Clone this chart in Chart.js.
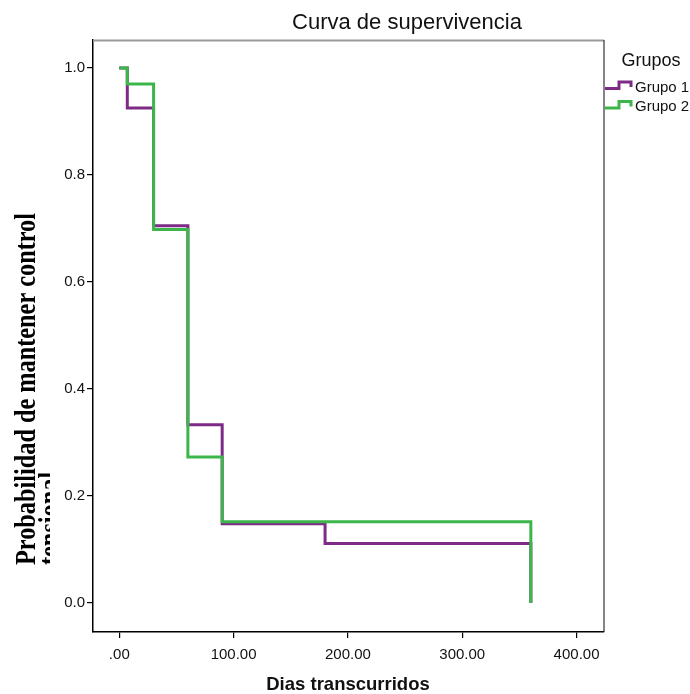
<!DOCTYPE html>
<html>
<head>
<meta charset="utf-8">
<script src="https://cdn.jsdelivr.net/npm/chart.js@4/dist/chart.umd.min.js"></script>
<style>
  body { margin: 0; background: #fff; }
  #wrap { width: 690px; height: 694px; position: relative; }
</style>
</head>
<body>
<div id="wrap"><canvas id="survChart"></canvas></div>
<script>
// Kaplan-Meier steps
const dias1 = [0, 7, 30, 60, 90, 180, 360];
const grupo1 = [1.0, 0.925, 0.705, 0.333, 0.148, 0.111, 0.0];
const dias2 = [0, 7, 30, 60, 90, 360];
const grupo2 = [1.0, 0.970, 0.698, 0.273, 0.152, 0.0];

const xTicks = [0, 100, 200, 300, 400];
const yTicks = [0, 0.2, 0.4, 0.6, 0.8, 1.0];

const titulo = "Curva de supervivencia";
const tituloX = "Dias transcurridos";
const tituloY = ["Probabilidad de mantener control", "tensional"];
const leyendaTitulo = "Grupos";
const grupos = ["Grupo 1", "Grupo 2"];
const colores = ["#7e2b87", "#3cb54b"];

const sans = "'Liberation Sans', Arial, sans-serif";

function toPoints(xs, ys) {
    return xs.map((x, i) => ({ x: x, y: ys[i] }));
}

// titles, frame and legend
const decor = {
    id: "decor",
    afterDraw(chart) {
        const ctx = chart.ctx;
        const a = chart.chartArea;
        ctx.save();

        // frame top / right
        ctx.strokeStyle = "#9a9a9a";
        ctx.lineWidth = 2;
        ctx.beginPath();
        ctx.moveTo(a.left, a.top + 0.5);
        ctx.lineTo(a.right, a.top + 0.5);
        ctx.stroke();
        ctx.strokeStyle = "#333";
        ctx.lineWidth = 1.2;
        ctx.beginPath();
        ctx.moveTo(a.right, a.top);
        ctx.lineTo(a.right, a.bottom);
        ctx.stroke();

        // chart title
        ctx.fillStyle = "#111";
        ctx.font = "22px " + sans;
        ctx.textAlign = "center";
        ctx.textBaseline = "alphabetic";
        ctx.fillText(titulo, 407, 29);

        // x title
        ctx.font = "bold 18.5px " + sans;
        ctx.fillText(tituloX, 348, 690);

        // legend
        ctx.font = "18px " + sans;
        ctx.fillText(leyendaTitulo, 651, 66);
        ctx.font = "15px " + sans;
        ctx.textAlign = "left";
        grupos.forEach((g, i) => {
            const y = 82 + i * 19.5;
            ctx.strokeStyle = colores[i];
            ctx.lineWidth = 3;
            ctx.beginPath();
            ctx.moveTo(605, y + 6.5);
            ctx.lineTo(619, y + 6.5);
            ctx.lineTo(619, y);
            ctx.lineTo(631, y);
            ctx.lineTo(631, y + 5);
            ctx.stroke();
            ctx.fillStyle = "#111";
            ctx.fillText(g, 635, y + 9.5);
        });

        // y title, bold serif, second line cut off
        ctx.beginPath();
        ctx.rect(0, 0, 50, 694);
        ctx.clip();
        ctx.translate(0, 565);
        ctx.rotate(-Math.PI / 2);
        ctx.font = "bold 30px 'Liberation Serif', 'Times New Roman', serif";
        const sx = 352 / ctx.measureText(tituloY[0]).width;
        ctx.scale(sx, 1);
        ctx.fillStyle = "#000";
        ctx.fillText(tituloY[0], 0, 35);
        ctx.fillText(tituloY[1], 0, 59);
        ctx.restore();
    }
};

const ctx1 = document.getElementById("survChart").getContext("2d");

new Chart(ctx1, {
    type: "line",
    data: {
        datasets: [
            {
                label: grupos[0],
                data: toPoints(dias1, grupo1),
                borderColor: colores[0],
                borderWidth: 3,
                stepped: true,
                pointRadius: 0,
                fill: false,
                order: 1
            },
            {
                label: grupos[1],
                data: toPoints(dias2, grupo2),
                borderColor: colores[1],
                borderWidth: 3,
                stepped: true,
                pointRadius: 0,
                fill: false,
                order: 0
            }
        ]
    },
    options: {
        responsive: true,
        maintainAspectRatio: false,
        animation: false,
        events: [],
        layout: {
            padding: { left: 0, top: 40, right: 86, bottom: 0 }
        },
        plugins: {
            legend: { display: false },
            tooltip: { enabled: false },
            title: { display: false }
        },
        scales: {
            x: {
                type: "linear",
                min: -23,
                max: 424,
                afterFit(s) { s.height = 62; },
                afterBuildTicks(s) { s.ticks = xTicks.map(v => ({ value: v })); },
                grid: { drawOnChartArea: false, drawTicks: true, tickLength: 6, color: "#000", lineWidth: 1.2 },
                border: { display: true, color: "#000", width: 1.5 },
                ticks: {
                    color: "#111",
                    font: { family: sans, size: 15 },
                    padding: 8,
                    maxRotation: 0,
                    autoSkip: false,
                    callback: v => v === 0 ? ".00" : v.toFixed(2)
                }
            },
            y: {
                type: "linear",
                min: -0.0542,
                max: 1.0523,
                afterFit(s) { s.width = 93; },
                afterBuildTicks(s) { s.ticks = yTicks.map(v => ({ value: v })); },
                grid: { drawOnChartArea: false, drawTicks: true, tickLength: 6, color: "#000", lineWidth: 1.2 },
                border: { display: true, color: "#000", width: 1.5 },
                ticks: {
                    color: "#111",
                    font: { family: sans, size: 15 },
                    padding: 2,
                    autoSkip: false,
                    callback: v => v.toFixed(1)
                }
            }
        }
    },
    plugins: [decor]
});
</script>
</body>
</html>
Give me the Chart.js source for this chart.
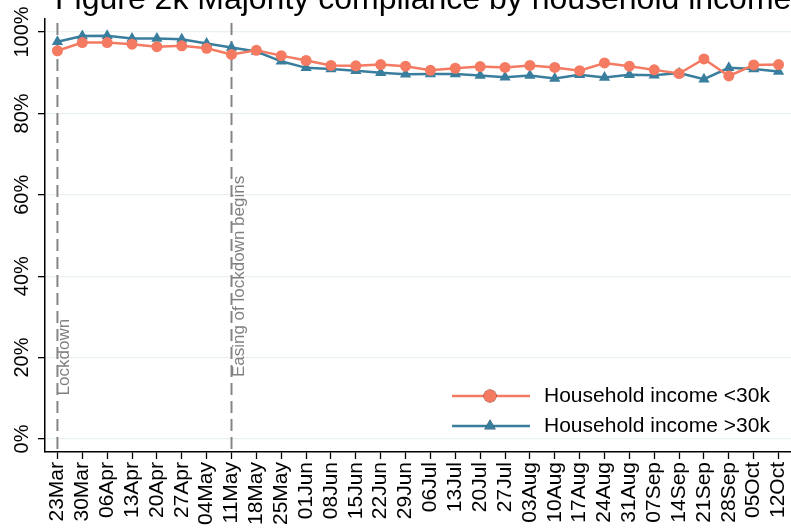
######
# Instruction
Each line in the records above should be reproduced exactly; images are not copied.

# Answer below
Clone this chart in Chart.js.
<!DOCTYPE html>
<html>
<head>
<meta charset="utf-8">
<script src="https://cdn.jsdelivr.net/npm/chart.js@4/dist/chart.umd.min.js"></script>
<style>
  body { margin: 0; background: #fff; }
  #wrap { width: 690px; height: 694px; position: relative; }
</style>
</head>
<body>
<div id="wrap"><canvas id="survChart"></canvas></div>
<script>
// Kaplan-Meier steps
const dias1 = [0, 7, 30, 60, 90, 180, 360];
const grupo1 = [1.0, 0.925, 0.705, 0.333, 0.148, 0.111, 0.0];
const dias2 = [0, 7, 30, 60, 90, 360];
const grupo2 = [1.0, 0.970, 0.698, 0.273, 0.152, 0.0];

const xTicks = [0, 100, 200, 300, 400];
const yTicks = [0, 0.2, 0.4, 0.6, 0.8, 1.0];

const titulo = "Curva de supervivencia";
const tituloX = "Dias transcurridos";
const tituloY = ["Probabilidad de mantener control", "tensional"];
const leyendaTitulo = "Grupos";
const grupos = ["Grupo 1", "Grupo 2"];
const colores = ["#7e2b87", "#3cb54b"];

const sans = "'Liberation Sans', Arial, sans-serif";

function toPoints(xs, ys) {
    return xs.map((x, i) => ({ x: x, y: ys[i] }));
}

// titles, frame and legend
const decor = {
    id: "decor",
    afterDraw(chart) {
        const ctx = chart.ctx;
        const a = chart.chartArea;
        ctx.save();

        // frame top / right
        ctx.strokeStyle = "#9a9a9a";
        ctx.lineWidth = 2;
        ctx.beginPath();
        ctx.moveTo(a.left, a.top + 0.5);
        ctx.lineTo(a.right, a.top + 0.5);
        ctx.stroke();
        ctx.strokeStyle = "#333";
        ctx.lineWidth = 1.2;
        ctx.beginPath();
        ctx.moveTo(a.right, a.top);
        ctx.lineTo(a.right, a.bottom);
        ctx.stroke();

        // chart title
        ctx.fillStyle = "#111";
        ctx.font = "22px " + sans;
        ctx.textAlign = "center";
        ctx.textBaseline = "alphabetic";
        ctx.fillText(titulo, 407, 29);

        // x title
        ctx.font = "bold 18.5px " + sans;
        ctx.fillText(tituloX, 348, 690);

        // legend
        ctx.font = "18px " + sans;
        ctx.fillText(leyendaTitulo, 651, 66);
        ctx.font = "15px " + sans;
        ctx.textAlign = "left";
        grupos.forEach((g, i) => {
            const y = 82 + i * 19.5;
            ctx.strokeStyle = colores[i];
            ctx.lineWidth = 3;
            ctx.beginPath();
            ctx.moveTo(605, y + 6.5);
            ctx.lineTo(619, y + 6.5);
            ctx.lineTo(619, y);
            ctx.lineTo(631, y);
            ctx.lineTo(631, y + 5);
            ctx.stroke();
            ctx.fillStyle = "#111";
            ctx.fillText(g, 635, y + 9.5);
        });

        // y title, bold serif, second line cut off
        ctx.beginPath();
        ctx.rect(0, 0, 50, 694);
        ctx.clip();
        ctx.translate(0, 565);
        ctx.rotate(-Math.PI / 2);
        ctx.font = "bold 30px 'Liberation Serif', 'Times New Roman', serif";
        const sx = 352 / ctx.measureText(tituloY[0]).width;
        ctx.scale(sx, 1);
        ctx.fillStyle = "#000";
        ctx.fillText(tituloY[0], 0, 35);
        ctx.fillText(tituloY[1], 0, 59);
        ctx.restore();
    }
};

const ctx1 = document.getElementById("survChart").getContext("2d");

new Chart(ctx1, {
    type: "line",
    data: {
        datasets: [
            {
                label: grupos[0],
                data: toPoints(dias1, grupo1),
                borderColor: colores[0],
                borderWidth: 3,
                stepped: true,
                pointRadius: 0,
                fill: false,
                order: 1
            },
            {
                label: grupos[1],
                data: toPoints(dias2, grupo2),
                borderColor: colores[1],
                borderWidth: 3,
                stepped: true,
                pointRadius: 0,
                fill: false,
                order: 0
            }
        ]
    },
    options: {
        responsive: true,
        maintainAspectRatio: false,
        animation: false,
        events: [],
        layout: {
            padding: { left: 0, top: 40, right: 86, bottom: 0 }
        },
        plugins: {
            legend: { display: false },
            tooltip: { enabled: false },
            title: { display: false }
        },
        scales: {
            x: {
                type: "linear",
                min: -23,
                max: 424,
                afterFit(s) { s.height = 62; },
                afterBuildTicks(s) { s.ticks = xTicks.map(v => ({ value: v })); },
                grid: { drawOnChartArea: false, drawTicks: true, tickLength: 6, color: "#000", lineWidth: 1.2 },
                border: { display: true, color: "#000", width: 1.5 },
                ticks: {
                    color: "#111",
                    font: { family: sans, size: 15 },
                    padding: 8,
                    maxRotation: 0,
                    autoSkip: false,
                    callback: v => v === 0 ? ".00" : v.toFixed(2)
                }
            },
            y: {
                type: "linear",
                min: -0.0542,
                max: 1.0523,
                afterFit(s) { s.width = 93; },
                afterBuildTicks(s) { s.ticks = yTicks.map(v => ({ value: v })); },
                grid: { drawOnChartArea: false, drawTicks: true, tickLength: 6, color: "#000", lineWidth: 1.2 },
                border: { display: true, color: "#000", width: 1.5 },
                ticks: {
                    color: "#111",
                    font: { family: sans, size: 15 },
                    padding: 2,
                    autoSkip: false,
                    callback: v => v.toFixed(1)
                }
            }
        }
    },
    plugins: [decor]
});
</script>
</body>
</html>
Give me the Chart.js source for this chart.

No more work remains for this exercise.